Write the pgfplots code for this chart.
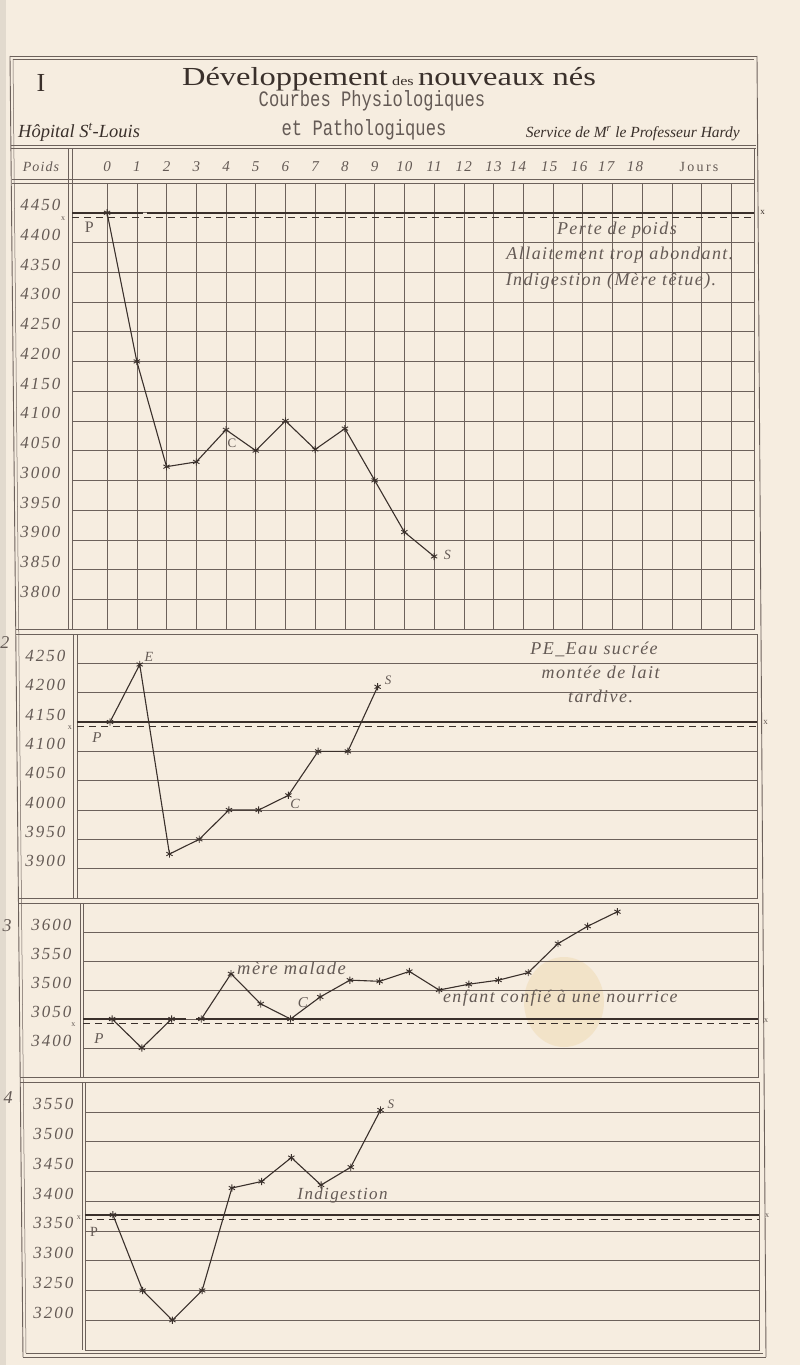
\documentclass[border=0pt]{standalone}
\usepackage{pgfplots}
\pgfplotsset{compat=1.18}
\usepackage{fontspec}
\setmainfont{Liberation Serif}
\newfontfamily\titlef[FakeStretch=1.25]{Liberation Serif}
\newfontfamily\subf[FakeStretch=0.78]{Liberation Mono}
\newfontfamily\hand[LetterSpace=8]{Liberation Serif Italic}
\newfontfamily\handn[LetterSpace=12]{Liberation Serif Italic}
\newfontfamily\hitf{Liberation Serif Italic}
\definecolor{bg}{RGB}{246,237,224}
\definecolor{ink}{RGB}{58,48,43}
\definecolor{gridc}{RGB}{108,97,91}
\definecolor{lab}{RGB}{100,90,85}
\definecolor{stain}{RGB}{240,218,178}
\pgfplotsset{
  panel/.style={
    scale only axis, clip=false,
    axis line style={draw=gridc, line width=0.8pt},
    minor xtick={0,1,...,21}, xminorgrids,
    ymajorgrids,
    major grid style={draw=gridc, line width=0.55pt},
    minor grid style={draw=gridc, line width=0.55pt},
    major tick length=0pt, minor tick length=0pt,
    tick style={draw=none},
    yticklabel style={font=\handn\fontsize{17}{17}\selectfont, text=lab, anchor=base east, xshift=-8pt, yshift=2pt},
  },
  dataline/.style={draw=ink, line width=1.1pt, mark=asterisk, mark size=3.6pt, mark options={line width=0.9pt, draw=ink}},
  refline/.style={draw=ink, line width=2.2pt, no marks},
  dashline/.style={draw=ink, line width=0.5pt, dash pattern=on 7pt off 5pt, no marks},
}
\tikzset{
  ann/.style={font=\hand\fontsize{18}{18}\selectfont, text=lab},
  lett/.style={font=\fontsize{16}{16}\selectfont, text=lab},
}
\begin{document}
\begin{tikzpicture}
\useasboundingbox (0,0) rectangle (800pt,-1365pt);
\fill[bg] (0,0) rectangle (800pt,-1365pt);
\fill[bg!92!black] (0,0) rectangle (6pt,-1365pt);
\fill[stain, opacity=0.5] (564pt,-1002pt) ellipse (40pt and 45pt);

% ---------- frame ----------
\begin{scope}[draw=gridc]
\draw[line width=0.9pt] (10pt,-56pt) -- (757pt,-56pt);
\draw[line width=0.5pt] (13pt,-59pt) -- (754pt,-59pt);
\draw[line width=0.9pt] (10pt,-56pt) -- (23pt,-1357pt);
\draw[line width=0.5pt] (13pt,-59pt) -- (26pt,-1353pt);
\draw[line width=0.9pt] (757pt,-56pt) -- (766pt,-1357pt);
\draw[line width=0.9pt] (23pt,-1357pt) -- (766pt,-1357pt);
\draw[line width=0.5pt] (26pt,-1353pt) -- (763pt,-1353pt);
\draw[line width=0.9pt] (11pt,-145pt) -- (756pt,-145pt);
\draw[line width=0.5pt] (11pt,-148pt) -- (756pt,-148pt);
\draw[line width=0.9pt] (12pt,-179pt) -- (754pt,-179pt);
\draw[line width=0.8pt] (12pt,-183pt) -- (72pt,-183pt);
\draw[line width=0.6pt] (68pt,-148pt) -- (68pt,-629pt);
\draw[line width=0.6pt] (72pt,-148pt) -- (72pt,-183pt);
\draw[line width=0.6pt] (754pt,-148pt) -- (754pt,-183pt);
% label column separators
\draw[line width=0.8pt] (16pt,-629pt) -- (72pt,-629pt);
\draw[line width=0.8pt] (16pt,-634pt) -- (77pt,-634pt);
\draw[line width=0.6pt] (73pt,-634pt) -- (73pt,-898pt);
\draw[line width=0.8pt] (18pt,-898pt) -- (77pt,-898pt);
\draw[line width=0.8pt] (18pt,-903pt) -- (83pt,-903pt);
\draw[line width=0.6pt] (80pt,-903pt) -- (80pt,-1077pt);
\draw[line width=0.8pt] (20pt,-1077pt) -- (83pt,-1077pt);
\draw[line width=0.8pt] (20pt,-1082pt) -- (85pt,-1082pt);
\draw[line width=0.6pt] (82pt,-1082pt) -- (82pt,-1350pt);
\end{scope}

% ---------- header ----------
\node[anchor=base, text=ink, font=\fontsize{26}{26}\selectfont] at (41pt,-91pt) {I};
\node[anchor=base, text=ink, font=\titlef\fontsize{26}{26}\selectfont] at (389pt,-85pt)
  {Développement\,{\fontsize{13}{13}\selectfont des}\,nouveaux nés};
\node[anchor=base, text=lab, font=\subf\fontsize{22}{22}\selectfont] at (372pt,-106pt) {Courbes Physiologiques};
\node[anchor=base, text=lab, font=\subf\fontsize{22}{22}\selectfont] at (364pt,-135pt) {et Pathologiques};
\node[anchor=base west, inner sep=0pt, text=ink, font=\hitf\fontsize{18.5}{18.5}\selectfont] at (18pt,-137pt) {Hôpital S\textsuperscript{t}-Louis};
\node[anchor=base east, inner sep=0pt, text=ink, font=\hitf\fontsize{15.5}{15.5}\selectfont] at (740pt,-137pt) {Service de M\textsuperscript{r} le Professeur Hardy};
\node[anchor=base, text=lab, font=\hand\fontsize{14}{14}\selectfont] at (41pt,-171pt) {Poids};
\node[anchor=base, text=lab, font=\fontsize{14}{14}\selectfont] at (699pt,-171pt) {J\,o\,u\,r\,s};
% panel numbers
\node[anchor=base, text=lab, font=\hitf\fontsize{18}{18}\selectfont] at (5pt,-648pt) {2};
\node[anchor=base, text=lab, font=\hitf\fontsize{18}{18}\selectfont] at (7pt,-931pt) {3};
\node[anchor=base, text=lab, font=\hitf\fontsize{18}{18}\selectfont] at (8pt,-1103pt) {4};

% ---------- panel 1 ----------
\begin{axis}[panel, at={(72pt,-183pt)}, anchor=north west, width=682pt, height=446pt,
  xmin=-1.18, xmax=21.76, ymin=3750, ymax=4500,
  xtick={0,1,2,3,4,5,6,7,8,9,10,11,12,13,13.82,14.87,15.88,16.79,17.76},
  xticklabels={0,1,2,3,4,5,6,7,8,9,10,11,12,13,14,15,16,17,18},
  xticklabel pos=upper,
  xticklabel style={font=\hand\fontsize{15}{15}\selectfont, text=lab, anchor=base, yshift=12pt},
  ytick={3800,3850,...,4450},
  yticklabels={3800,3850,3900,3950,3000,4050,4100,4150,4200,4250,4300,4350,4400,4450}]
\addplot[refline] coordinates {(-1.18,4450) (1.2,4450)};
\addplot[refline] coordinates {(1.35,4450) (21.76,4450)};
\addplot[dashline] coordinates {(-1.18,4443) (21.76,4443)};
\addplot[dataline] coordinates {(0,4450)(1,4200)(2,4023)(3,4031)(4,4085)(5,4050)(6,4100)(7,4052)(8,4087)(9,4000)(10,3913)(11,3872)};
\node[lett] at (axis cs:-0.6,4425) {P};
\node[lett, font=\fontsize{13}{13}\selectfont] at (axis cs:4.2,4063) {C};
\node[lett, font=\hitf\fontsize{14}{14}\selectfont] at (axis cs:11.45,3874) {S};
\node[ann] at (axis cs:17.15,4421) {Perte de poids};
\node[ann] at (axis cs:17.25,4379) {Allaitement trop abondant.};
\node[ann] at (axis cs:16.95,4335) {Indigestion (Mère têtue).};
\node[text=lab, font=\fontsize{8}{8}\selectfont] at (axis cs:-1.48,4440) {x};
\node[text=ink, font=\fontsize{9}{9}\selectfont] at (axis cs:22.05,4450) {x};
\end{axis}

% ---------- panel 2 ----------
\begin{axis}[panel, at={(77pt,-634pt)}, anchor=north west, width=680pt, height=264pt,
  xmin=-1.11, xmax=21.76, ymin=3850, ymax=4300, xtick=\empty,
  ytick={3900,3950,...,4250},
  yticklabels={3900,3950,4000,4050,4100,4150,4200,4250}]
\addplot[refline] coordinates {(-1.11,4150) (21.76,4150)};
\addplot[dashline] coordinates {(-1.11,4143) (21.76,4143)};
\addplot[dataline] coordinates {(0,4150)(1,4248)(2,3925)(3,3950)(4,4000)(5,4000)(6,4025)(7,4100)(8,4100)(9,4210)};
\node[lett, font=\hitf\fontsize{14}{14}\selectfont] at (axis cs:1.31,4261) {E};
\node[lett, font=\hitf\fontsize{15}{15}\selectfont] at (axis cs:-0.44,4124) {P};
\node[lett, font=\hitf\fontsize{14}{14}\selectfont] at (axis cs:6.22,4010) {C};
\node[lett, font=\hitf\fontsize{13}{13}\selectfont] at (axis cs:9.35,4222) {S};
\node[ann] at (axis cs:16.28,4273) {PE\_Eau sucrée};
\node[ann] at (axis cs:16.5,4234) {montée de lait};
\node[ann] at (axis cs:16.5,4193) {tardive.};
\node[text=lab, font=\fontsize{8}{8}\selectfont] at (axis cs:-1.35,4140) {x};
\node[text=lab, font=\fontsize{9}{9}\selectfont] at (axis cs:22.05,4150) {x};
\end{axis}

% ---------- panel 3 ----------
\begin{axis}[panel, at={(83pt,-903pt)}, anchor=north west, width=675pt, height=174pt,
  xmin=-0.98, xmax=21.73, ymin=3350, ymax=3650, xtick=\empty,
  ytick={3400,3450,...,3600},
  yticklabels={3400,3050,3500,3550,3600}]
\addplot[refline] coordinates {(-0.98,3450) (2.49,3450)};
\addplot[refline] coordinates {(2.83,3450) (21.73,3450)};
\addplot[dashline] coordinates {(-0.98,3443) (21.73,3443)};
\addplot[dataline] coordinates {(0,3450)(1,3400)(2,3450)};
\addplot[dataline] coordinates {(3,3450)(4,3528)(5,3476)(6,3450)(7,3488)(8,3517)(9,3515)(10,3532)(11,3500)(12,3510)(13,3517)(14,3530)(15,3580)(16,3610)(17,3635)};
\node[lett, font=\hitf\fontsize{15}{15}\selectfont] at (axis cs:-0.44,3417) {P};
\node[ann, anchor=west, inner sep=0pt, font=\hand\fontsize{18.5}{18.5}\selectfont] at (axis cs:4.2,3538) {mère malade};
\node[lett, font=\hitf\fontsize{15}{15}\selectfont] at (axis cs:6.42,3479) {C};
\node[ann, anchor=west, inner sep=0pt, font=\hand\fontsize{17.8}{17.8}\selectfont] at (axis cs:11.13,3486) {enfant confié à une nourrice};
\node[text=lab, font=\fontsize{8}{8}\selectfont] at (axis cs:-1.3,3440) {x};
\node[text=lab, font=\fontsize{8}{8}\selectfont] at (axis cs:22.0,3448) {x};
\end{axis}

% ---------- panel 4 ----------
\begin{axis}[panel, at={(85pt,-1082pt)}, anchor=north west, width=674pt, height=268pt,
  xmin=-0.94, xmax=21.73, ymin=3150, ymax=3600, xtick=\empty,
  ytick={3200,3250,...,3550},
  yticklabels={3200,3250,3300,3350,3400,3450,3500,3550}]
\addplot[refline] coordinates {(-0.94,3377) (21.73,3377)};
\addplot[dashline] coordinates {(-0.94,3370) (21.73,3370)};
\addplot[dataline] coordinates {(0,3377)(1,3250)(2,3200)(3,3250)(4,3422)(5,3433)(6,3473)(7,3427)(8,3457)(9,3553)};
\node[lett, font=\fontsize{14}{14}\selectfont] at (axis cs:-0.64,3348) {P};
\node[ann, anchor=west, inner sep=0pt, font=\hand\fontsize{17}{17}\selectfont] at (axis cs:6.2,3409) {Indigestion};
\node[lett, font=\hitf\fontsize{13}{13}\selectfont] at (axis cs:9.35,3563) {S};
\node[text=lab, font=\fontsize{8}{8}\selectfont] at (axis cs:-1.15,3372) {x};
\node[text=lab, font=\fontsize{8}{8}\selectfont] at (axis cs:22.0,3375) {x};
\end{axis}
\end{tikzpicture}
\end{document}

◇ ◇ ◇ ◇

Task prompt
Repeat the lines exactly as they stand, from the opening line of the data through the line with "(40pt and 45pt);". Pictures stay out of the copy.

The answer
Write the pgfplots code for this chart.
\documentclass[border=0pt]{standalone}
\usepackage{pgfplots}
\pgfplotsset{compat=1.18}
\usepackage{fontspec}
\setmainfont{Liberation Serif}
\newfontfamily\titlef[FakeStretch=1.25]{Liberation Serif}
\newfontfamily\subf[FakeStretch=0.78]{Liberation Mono}
\newfontfamily\hand[LetterSpace=8]{Liberation Serif Italic}
\newfontfamily\handn[LetterSpace=12]{Liberation Serif Italic}
\newfontfamily\hitf{Liberation Serif Italic}
\definecolor{bg}{RGB}{246,237,224}
\definecolor{ink}{RGB}{58,48,43}
\definecolor{gridc}{RGB}{108,97,91}
\definecolor{lab}{RGB}{100,90,85}
\definecolor{stain}{RGB}{240,218,178}
\pgfplotsset{
  panel/.style={
    scale only axis, clip=false,
    axis line style={draw=gridc, line width=0.8pt},
    minor xtick={0,1,...,21}, xminorgrids,
    ymajorgrids,
    major grid style={draw=gridc, line width=0.55pt},
    minor grid style={draw=gridc, line width=0.55pt},
    major tick length=0pt, minor tick length=0pt,
    tick style={draw=none},
    yticklabel style={font=\handn\fontsize{17}{17}\selectfont, text=lab, anchor=base east, xshift=-8pt, yshift=2pt},
  },
  dataline/.style={draw=ink, line width=1.1pt, mark=asterisk, mark size=3.6pt, mark options={line width=0.9pt, draw=ink}},
  refline/.style={draw=ink, line width=2.2pt, no marks},
  dashline/.style={draw=ink, line width=0.5pt, dash pattern=on 7pt off 5pt, no marks},
}
\tikzset{
  ann/.style={font=\hand\fontsize{18}{18}\selectfont, text=lab},
  lett/.style={font=\fontsize{16}{16}\selectfont, text=lab},
}
\begin{document}
\begin{tikzpicture}
\useasboundingbox (0,0) rectangle (800pt,-1365pt);
\fill[bg] (0,0) rectangle (800pt,-1365pt);
\fill[bg!92!black] (0,0) rectangle (6pt,-1365pt);
\fill[stain, opacity=0.5] (564pt,-1002pt) ellipse (40pt and 45pt);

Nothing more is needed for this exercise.